First of all, the outcome of the exercise of such powers would be based on solid expertise. Paragraph 4 of the aforementioned article 9 makes clear that ‘[b]efore adopting a delegated act, the Commission shall consult experts designated by each MS in accordance with the principles laid down in the Interinstitutional Agreement of 13 April 2016 on Better Law-Making’. Matched with this is the provision at article 3.3 of the Law, which clarifies that in exercising its delegated power, the Commission has the duty of considering ‘the best available science and most recent scientific evidence, including the reports of the IPCC’.
Accordingly, democratic considerations concerning a limited role of the EU legislator for the benefit of the EU’s executive might weigh less in the overall discussion about regulation via delegated acts.
Moreover, a legislative action by the European Commission, in place of the conventional EU legislator, would mean getting over the political impasse that has been going on in recent years as far as emission reduction targets are concerned.
Many environmentalists indeed argue that, because of the unwillingness of some MS (most notably the Eastern bloc) to ambitiously cut their national emissions, the EU legislative decision-making process has hitherto failed to deliver on the Paris Agreement’s commitments. Accordingly, entrusting the EU’s executive with such tasks would allow to move forward in the fight against climate change and help achieve the ambitious targets.
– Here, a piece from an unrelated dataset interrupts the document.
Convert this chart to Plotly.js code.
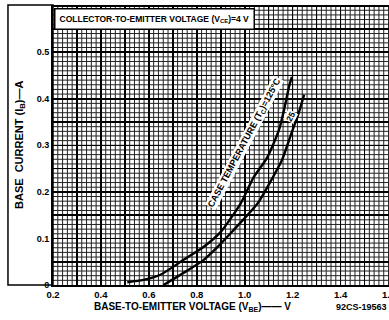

In conclusion, the European Climate Law is still a proposal, and needs the EU legislature’s approval to become an effective EU Regulation, with direct effect on all EU MS. Hence, all the concerns and advantages discussed might remain only hypothetical. This notwithstanding, the attempt by the Commission to secure such powers might be viewed as a signal of solid determination towards taking the matter into its own hands and finally trigger concrete action to stop climate change – or, on the contrary, as a blurred endeavour to interfere in the sphere of competence of the EU legislature.